Tutto il procedimento sembra ripetitivo e invece si compone di una serie
di esperienze in continua mutazione. Le differenze si colgono a
difficoltà, a decine di disegni di distanza, e sono comunque assai poco
percepibili.
Tuttavia non meno profonde.
Il mestiere di disegnare si fa in questo periodo sempre meno automatico,
manifestando imprevista fragilità. Più facilmente soccombe a soprassalti
di insicurezza. Restituisce nebbie di nuova gioventù, senza la forza di
ricette salvifiche.
Siamo qui, più vulnerabili del previsto.
Alla lente, meglio riesco a stemperare nell'amalgama – più o meno riuscita
– di segno e montagne gli intrichi irrisolti relativi al mio casuale stato
di veglia (“La vita è un viaggio sperimentale fatto involontariamente” –
dice Pessoa). E come riconosco le particelle di grafite più o meno
intense, qua e là rafforzate da un velo d'acqua intriso di ossidi di
ferro, allo stesso modo si dispiegano davanti a me, dissolte nei loro
elementi, le cime: anch'esse, da una certa distanza, possiedono autonomia
e riconoscibilità, ma da vicino – oltrepassato quel medesimo sipario
invisibile scoperto un giorno, a Parigi, grazie alle ninfee di Monet –
sono polvere e pietra, più o meno colorate da minerali, modellate e
disegnate dall'acqua.
Quando, giunti all'attacco di una parete, mettiamo le mani sulla roccia,
la montagna – la sua forma – è perduta, non la vediamo più. Possiamo solo
immaginarla, e immaginare noi stessi in quella medesima forma.

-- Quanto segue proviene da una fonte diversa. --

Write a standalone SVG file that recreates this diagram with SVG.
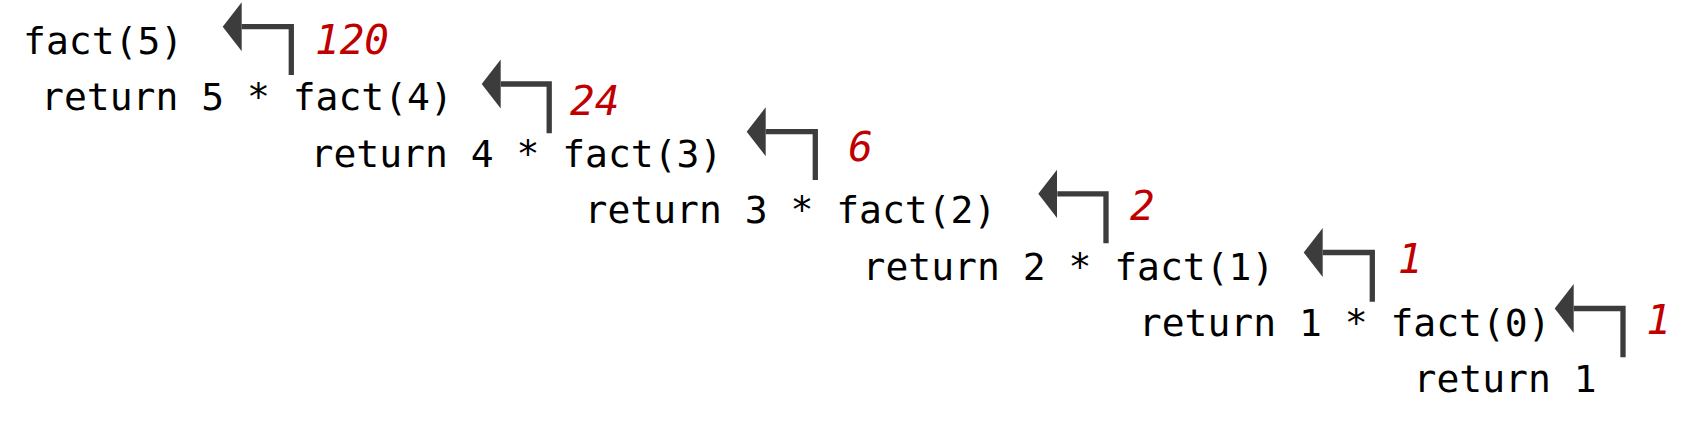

Accolgo con gioia il perpetuo moto dei miei segni di matita verso realtà
effimere e mutevoli, così come accade salendo le montagne quando, lasciata
nella memoria o nel sogno la morfologia di una parete, ci addentriamo nel
mondo molecolare delle piccole protuberanze di roccia che aiutano
l'ascesa.
In montagna, come nell'arte, e fors'anche nell'amore, le forme e i sogni
appaiono e scompaiono, si ricompongono per tornare a frantumarsi, mentre
il nostro procedere sempre più somiglia al brancolare del cieco Omero tra
gli avelli, alla ricerca di pietre ed ombre da interrogare, per scoprire,
vivere e raccontare storie di uomini e di fantasmi.